Task to complete
Omitting the pictures, copy exactly each line from the one containing "Give me the matplotlib source for this chart." up to and including the one containing "0, 0, 0, 1, 0]".
───── Given entries
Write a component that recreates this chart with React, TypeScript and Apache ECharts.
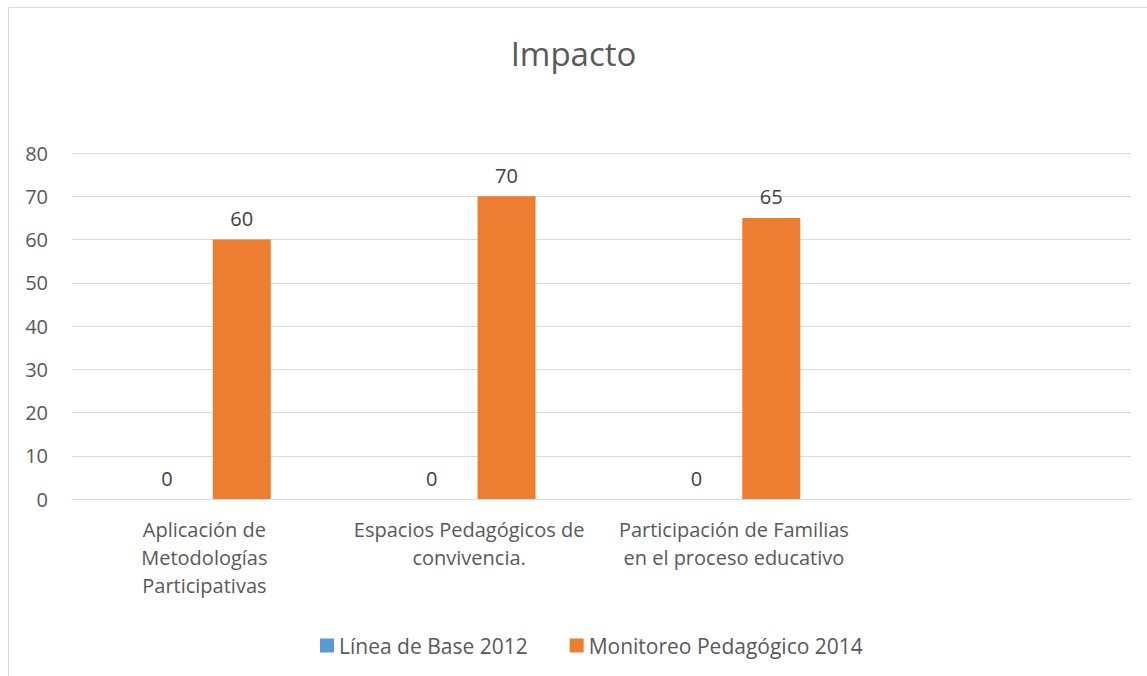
import React, { useEffect, useRef } from "react";
import * as echarts from "echarts";

const categories = [
  "Aplicación de\nMetodologías\nParticipativas",
  "Espacios Pedagógicos de\nconvivencia.",
  "Participación de Familias\nen el proceso educativo",
  "",
];
const seriesNames = ["Línea de Base 2012", "Monitoreo Pedagógico 2014"];
const baseline2012: (number | null)[] = [0, 0, 0, null];
const monitoreo2014: (number | null)[] = [60, 70, 65, null];
const colors = ["#5B9BD5", "#ED7D31"];
const FONT = "'Open Sans', Lato, sans-serif";

export default function App() {
  const ref = useRef<HTMLDivElement>(null);
  useEffect(() => {
    if (!ref.current) return;
    const chart = echarts.init(ref.current, undefined, { renderer: "svg" });
    const labelCfg = {
      show: true,
      position: "top" as const,
      distance: 11,
      color: "#404040",
      fontSize: 20,
      fontFamily: FONT,
    };
    chart.setOption({
      animation: false,
      backgroundColor: "#ffffff",
      title: {
        text: "Impacto",
        left: "center",
        top: 32,
        textStyle: { fontSize: 33, fontWeight: "normal", color: "#595959", fontFamily: FONT },
      },
      graphic: [
        {
          type: "rect",
          shape: { x: 8.5, y: 7.5, width: 1300, height: 900 },
          style: { fill: "none", stroke: "#d9d9d9", lineWidth: 1 },
          silent: true,
        },
      ],
      legend: {
        left: 315,
        top: 630,
        itemWidth: 14,
        itemHeight: 14,
        itemGap: 42,
        icon: "rect",
        textStyle: { fontSize: 21, color: "#595959", fontFamily: FONT },
        data: seriesNames,
      },
      grid: { left: 72, right: 16, top: 153, bottom: 177 },
      xAxis: {
        type: "category",
        data: categories,
        axisLine: { lineStyle: { color: "#d9d9d9" } },
        axisTick: { show: false },
        axisLabel: {
          interval: 0,
          color: "#595959",
          fontSize: 20,
          lineHeight: 28,
          margin: 16,
          fontFamily: FONT,
        },
      },
      yAxis: {
        type: "value",
        min: 0,
        max: 80,
        interval: 10,
        axisLine: { show: false },
        axisTick: { show: false },
        splitLine: { lineStyle: { color: "#d9d9d9" } },
        axisLabel: { color: "#595959", fontSize: 20, margin: 24, fontFamily: FONT },
      },
      series: [
        {
          name: seriesNames[0],
          type: "bar",
          data: baseline2012,
          barWidth: 58,
          barGap: "29%",
          itemStyle: { color: colors[0] },
          label: labelCfg,
        },
        {
          name: seriesNames[1],
          type: "bar",
          data: monitoreo2014,
          barWidth: 58,
          barGap: "29%",
          itemStyle: { color: colors[1] },
          label: labelCfg,
        },
      ],
    });
    return () => chart.dispose();
  }, []);
  return (
    <div
      ref={ref}
      style={{ position: "absolute", left: 0, top: 0, width: 1147, height: 676 }}
    />
  );
}
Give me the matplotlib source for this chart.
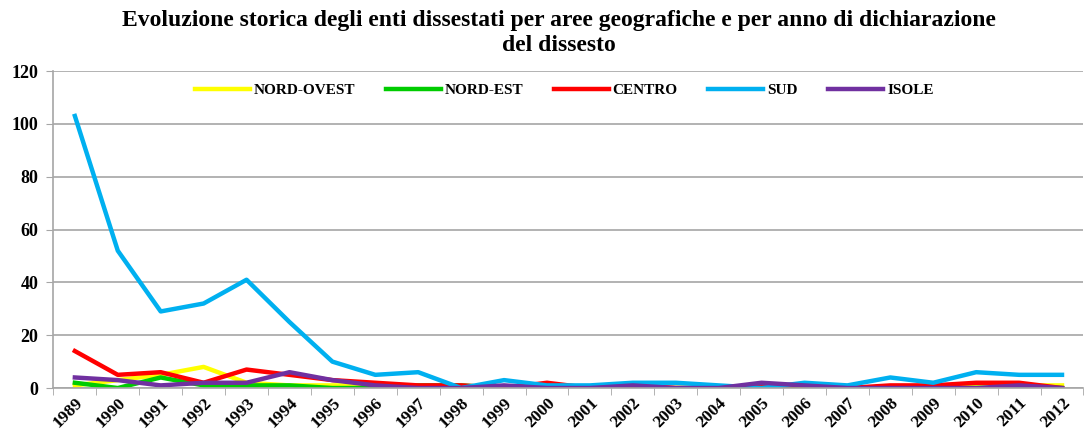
import matplotlib
matplotlib.use("Agg")
import matplotlib.pyplot as plt
import numpy as np

# DATA

YEARS = [str(y) for y in range(1989, 2013)]

NORD_OVEST = [1, 3, 5, 8, 2, 1, 1, 1, 0, 0, 0, 0, 0, 0, 0, 0, 0, 0, 0, 0, 0, 1, 1, 1]
NORD_EST   = [2, 0, 4, 1, 1, 1, 0, 0, 1, 1, 0, 0, 0, 0, 0, 0, 0, 0, 0, 0, 0, 0, 0, 0]
CENTRO     = [14, 5, 6, 2, 7, 5, 3, 2, 1, 1, 0, 2, 0, 1, 0, 0, 1, 1, 0, 1, 1, 2, 2, 0]
SUD        = [103, 52, 29, 32, 41, 25, 10, 5, 6, 0, 3, 1, 1, 2, 2, 1, 0, 2, 1, 4, 2, 6, 5, 5]
ISOLE      = [4, 3, 1, 2, 2, 6, 3, 1, 0, 0, 1, 0, 0, 1, 0, 0, 2, 1, 0, 0, 0, 0, 1, 0]

SERIES = [
    ("NORD-OVEST", NORD_OVEST, "#FFFF00"),
    ("NORD-EST", NORD_EST, "#00CC00"),
    ("CENTRO", CENTRO, "#FF0000"),
    ("SUD", SUD, "#00B0F0"),
    ("ISOLE", ISOLE, "#7030A0"),
]

TITLE = ("Evoluzione storica degli enti dissestati per aree geografiche e per anno di dichiarazione\n"
         "del dissesto")

SERIF = "Liberation Serif"

# PLOT

fig = plt.figure(figsize=(10.9, 4.36), dpi=100)
ax = fig.add_axes([0.049, 0.110, 0.945, 0.727])

x = np.arange(len(YEARS))
for name, vals, col in SERIES:
    ax.plot(x, vals, color=col, lw=3.2, label=name, solid_joinstyle="round")

ax.set_xlim(-0.5, len(YEARS) - 0.5)
ax.set_ylim(0, 120)
ax.set_yticks(range(0, 121, 20))
ax.yaxis.grid(True, color="#A6A6A6", lw=1.2)
ax.set_axisbelow(True)

ax.set_xticks(x)
ax.set_xticks(np.arange(-0.5, len(YEARS), 1), minor=True)
ax.set_xticklabels(YEARS, rotation=45, ha="right", rotation_mode="anchor",
                   family=SERIF, fontweight="bold", fontsize=12.5)
ax.tick_params(axis="x", which="major", length=0, pad=5)
ax.tick_params(axis="x", which="minor", length=5, color="#A6A6A6")
ax.tick_params(axis="y", length=5, color="#A6A6A6", labelsize=13, pad=6)
for lab in ax.get_yticklabels():
    lab.set_family(SERIF)
    lab.set_fontweight("bold")

for s in ["top", "right"]:
    ax.spines[s].set_visible(False)
for s in ["left", "bottom"]:
    ax.spines[s].set_color("#A6A6A6")
    ax.spines[s].set_linewidth(1.2)

leg = ax.legend(loc="center", bbox_to_anchor=(0.496, 0.940), ncol=5,
                frameon=False, handlelength=3.6, handletextpad=0.25,
                columnspacing=2.0, prop={"family": SERIF,
                                         "weight": "bold", "size": 11})

fig.text(0.513, 0.978, TITLE, ha="center", va="top", family=SERIF,
         fontweight="bold", fontsize=17, linespacing=1.3)

fig.savefig("out.png", dpi=100, facecolor="white")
──────────
Solution below
Give me the matplotlib source for this chart.
import matplotlib
matplotlib.use("Agg")
import matplotlib.pyplot as plt
import numpy as np

# DATA

YEARS = [str(y) for y in range(1989, 2013)]

NORD_OVEST = [1, 3, 5, 8, 2, 1, 1, 1, 0, 0, 0, 0, 0, 0, 0, 0, 0, 0, 0, 0, 0, 1, 1, 1]
NORD_EST   = [2, 0, 4, 1, 1, 1, 0, 0, 1, 1, 0, 0, 0, 0, 0, 0, 0, 0, 0, 0, 0, 0, 0, 0]
CENTRO     = [14, 5, 6, 2, 7, 5, 3, 2, 1, 1, 0, 2, 0, 1, 0, 0, 1, 1, 0, 1, 1, 2, 2, 0]
SUD        = [103, 52, 29, 32, 41, 25, 10, 5, 6, 0, 3, 1, 1, 2, 2, 1, 0, 2, 1, 4, 2, 6, 5, 5]
ISOLE      = [4, 3, 1, 2, 2, 6, 3, 1, 0, 0, 1, 0, 0, 1, 0, 0, 2, 1, 0, 0, 0, 0, 1, 0]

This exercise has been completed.